“Non dimentichiamoci che la premessa all’istituzione del fondo solidale 45500 era proprio la condizione di EMERGENZA. Tu non puoi giocare sul discorso emotivo che si genera di fatto a seguito di queste vicende terribili, per poi dire: io questi soldi li incamero, dopo di che li utilizzerò. NO; gli italiani hanno profuso questi denari al fine di aiutare chi era in difficoltà!”

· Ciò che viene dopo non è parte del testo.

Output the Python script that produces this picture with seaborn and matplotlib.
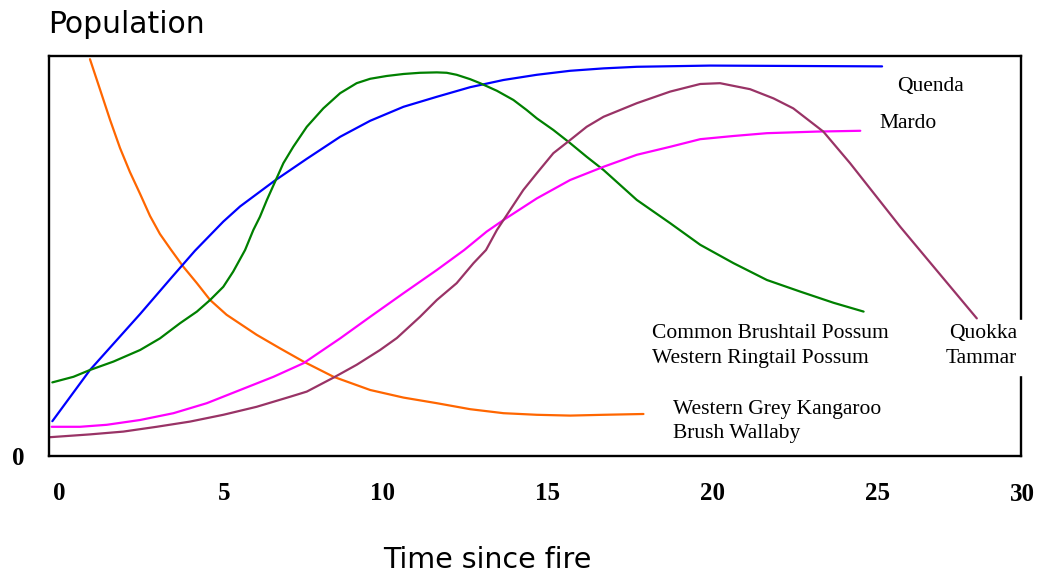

Le parole di Don Fabio Gammarota, parroco di Città Reale e Posta, sono taglienti e
accalorate. Manifestano la stanchezza e lo sconforto, la fiducia per le istituzioni
che si sgretola lentamente, la paura crescente di domani oscuri e incerti che si ripetono
da troppo, troppo tempo. I paesi sono oramai luoghi spettrali, popolati da un manipolo
di anziani e da pochi familiari che li sostengono. Resistono gli allevatori sperduti
nelle montagne, irraggiungibili da giorni.
Compone questo spaccato di resilienza l’allevatore e presidente della Coldiretti
di Macerata, Francesco Fucili; più quieto e fiducioso, un uomo abituato a ravvisare
l’alba dalle fessure nodose delle sue stalle, a scavare la terra colle mani ghiacciate.
C’è poi il racconto di un giovane ingegnere a cui il destino ha inflitto memorie terribili;
ha vissuto la furia dei terremoti più rovinosi degli ultimi 8 anni, scavando tra le
macerie dell’Aquila, di Città Reale e altri comuni limitrofi. Si chiama Gianfranco
Di Cesare e oggi continua a scavare, non macerie, ma chili e chili di neve. Lui è
rimasto, per assistere e confortare i suoi compaesani superstiti. Sogna di riportare
i suoi coetanei nelle comunità desolate, di ritrovare la spensieratezza di un tempo.
Tutti noi, nella preghiera, glielo auguriamo.